Race is so deeply entrenched in our country’s social structures that addressing it in any significant way poses a daunting challenge.4 Because this history took place in individual lives, individual encounters like the Jenkins are not insignificant, and are facilitated by Coming to the Table, an organization that connects descendants of enslaved people and slave owners. Even those families without slave-owning ancestors can look for ways to use their accumulated wealth to address racial inequality.
While no one alive today is responsible for chattel slavery, we are the ones who can address the racist structures that persist to this time. We are the ones who can try to unravel an injustice that is woven into our national fabric, in which one group of people is privileged and another is disadvantaged in every way that matters, based solely on the color of their skin.

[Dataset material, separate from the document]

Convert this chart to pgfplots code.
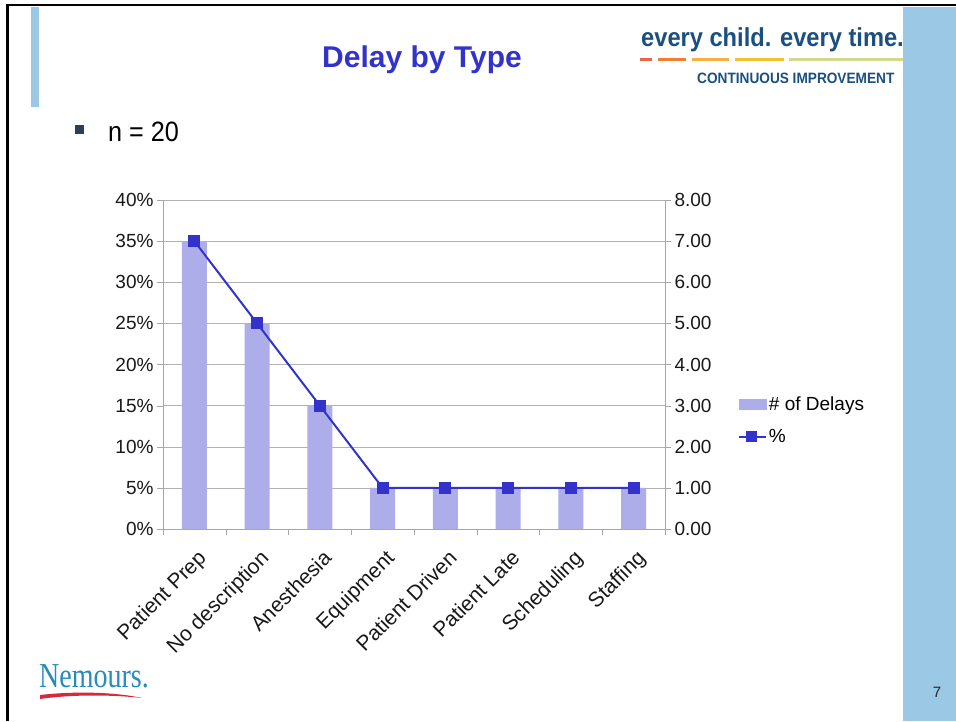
\documentclass[border=0pt]{standalone}
\usepackage{pgfplots}
\pgfplotsset{compat=1.18}
\usepackage{fontspec}
\setmainfont{Liberation Sans}
\newfontfamily\seriffont{Liberation Serif}
\usepackage{graphicx}
\definecolor{barfill}{RGB}{173,173,234}
\definecolor{linecol}{RGB}{51,51,204}
\definecolor{titlecol}{RGB}{51,51,204}
\definecolor{stripblue}{RGB}{155,200,228}
\definecolor{logoblue}{RGB}{26,79,128}
\definecolor{bulletcol}{RGB}{43,63,90}
\definecolor{nemblue}{RGB}{40,140,185}
\definecolor{nemred}{RGB}{215,40,60}
\definecolor{d1}{RGB}{232,101,75}
\definecolor{d2}{RGB}{240,128,48}
\definecolor{d3}{RGB}{245,176,64}
\definecolor{d4}{RGB}{248,192,48}
\definecolor{d5}{RGB}{212,216,138}
\begin{document}
\begin{tikzpicture}
\path[use as bounding box] (0pt,0pt) rectangle (956pt,721pt);
\begin{scope}[x=1pt,y=1pt]
\fill[white] (0,0) rectangle (956,721);
\fill[stripblue] (903,0) rectangle (956,714);
\fill[stripblue] (31,614) rectangle (39,714);
\draw[line width=2.5pt] (7.5,0) -- (7.5,716) -- (956,716);
% title
\node[font=\fontsize{30}{30}\selectfont\bfseries, text=titlecol] at (422,661) {Delay by Type};
% bullet
\fill[bulletcol] (75,587) rectangle (84,596);
\node[anchor=base west, inner sep=0pt, font=\fontsize{28}{28}\selectfont] at (108,579) {\scalebox{0.9}[1]{n = 20}};
% logo
\node[anchor=base west, inner sep=0pt, text=logoblue, font=\fontsize{26}{26}\selectfont\bfseries] at (641,674) {\scalebox{0.91}[1]{every child. every time.}};
\draw[line width=3pt, d1] (640,661) -- (652,661);
\draw[line width=3pt, d2] (658,661) -- (686,661);
\draw[line width=3pt, d3] (692,661) -- (729,661);
\draw[line width=3pt, d4] (735,661) -- (784,661);
\draw[line width=3pt, d5] (789,661) -- (903,661);
\node[anchor=base west, inner sep=0pt, text=logoblue, font=\fontsize{15}{15}\selectfont\bfseries] at (697,637) {\scalebox{0.91}[1]{CONTINUOUS IMPROVEMENT}};
% Nemours
\node[anchor=base west, inner sep=0pt, text=nemblue, font=\fontsize{35}{35}\selectfont\seriffont] at (39,34) {\scalebox{0.8}[1]{Nemours.}};
\fill[nemred] (40,26) .. controls (75,30) and (115,29) .. (142,23) .. controls (115,26) and (75,27) .. (40,22) -- cycle;
% page number
\node[font=\fontsize{15}{15}\selectfont, text=black!85] at (937,29) {7};
\end{scope}
% chart
\begin{axis}[
  at={(163pt,192pt)}, anchor=south west,
  scale only axis, width=502pt, height=329pt,
  xmin=-0.5, xmax=7.5, ymin=0, ymax=0.4,
  axis x line*=bottom, axis y line*=left,
  axis line style={draw=gray!70},
  ytick={0,0.05,0.1,0.15,0.2,0.25,0.3,0.35,0.4},
  yticklabels={0\%,5\%,10\%,15\%,20\%,25\%,30\%,35\%,40\%},
  ymajorgrids, grid style={gray!60},
  xtick={0,...,7},
  xticklabels={Patient Prep,No description,Anesthesia,Equipment,Patient Driven,Patient Late,Scheduling,Staffing},
  minor xtick={-0.5,0.5,...,7.5},
  major x tick style={draw=none},
  tick align=outside, major tick length=6pt, minor tick length=6pt,
  tick style={gray!70},
  ticklabel style={font=\fontsize{19}{19}\selectfont, text=black!90},
  xticklabel style={rotate=45, anchor=north east, inner sep=2pt, yshift=-9pt, xshift=-6pt, font=\fontsize{21}{21}\selectfont},
  clip=false,
]
\addplot[ybar, bar width=25pt, fill=barfill, draw=none] coordinates {(0,0.35) (1,0.25) (2,0.15) (3,0.05) (4,0.05) (5,0.05) (6,0.05) (7,0.05)};
\end{axis}
\begin{axis}[
  at={(163pt,192pt)}, anchor=south west,
  scale only axis, width=502pt, height=329pt,
  xmin=-0.5, xmax=7.5, ymin=0, ymax=8,
  axis y line*=right, axis x line=none,
  axis line style={draw=gray!70},
  ytick={0,...,8},
  yticklabel style={/pgf/number format/.cd, fixed, fixed zerofill, precision=2, assume math mode=true},
  tick align=outside, major tick length=6pt,
  tick style={gray!70},
  ticklabel style={font=\fontsize{19}{19}\selectfont, text=black!90},
  clip=false,
  legend style={at={(1.145,0.33)}, anchor=west, draw=none, fill=none, font=\fontsize{19}{19}\selectfont, row sep=13pt, inner sep=0pt},
  legend cell align=left,
]
\addlegendimage{legend image code/.code={\fill[barfill] (0pt,-5pt) rectangle (27pt,5pt);}}
\addlegendentry{\# of Delays}
\addplot[linecol, line width=2pt, mark=square*, mark size=5pt, mark options={fill=linecol}, legend image code/.code={\draw[linecol, line width=2pt] (0pt,0pt) -- (27pt,0pt); \fill[linecol] (8.5pt,-4.5pt) rectangle (17.5pt,4.5pt);}] coordinates {(0,7) (1,5) (2,3) (3,1) (4,1) (5,1) (6,1) (7,1)};
\addlegendentry{\%}
\end{axis}
\end{tikzpicture}
\end{document}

- I am indebted to presentations on this history by Wayne Hare and Bill McKibben as part of a Racial Justice Pilot Program by Third Act, which has posted a transcript of their conversation.
- This payment was no hardship for Zebulon Ward, who left an estate worth at least $600,000, or more than $21 million today.
- The criminal justice system is a prime example of structural racism, as documented by Ava DuVernay in her film 13th, available on Netflix. Police forces in the US trace their roots to “slave patrols” that pursued runaways and quashed rebellions. African Americans today are subjected to mass incarceration, comprising 38% of inmates but only 14% of the US population. Despite high profile cases such as the death of George Floyd and national protests, unarmed African Americans continue to be killed by police.
- There is no shortage of excellent work detailing our racial history, including Nikole Hannah-Jones’ acclaimed 1619 Project for the New York Times and the documentary version available on Hulu. Efforts to teach a more realistic version of of U.S. history in public schools have been thwarted by White nationalists seeking to shield future generations from the discomforting truth behind White dominance.
Thank you Jane for your contribution to antiracism. I really appreciate and agree with all that you wrote.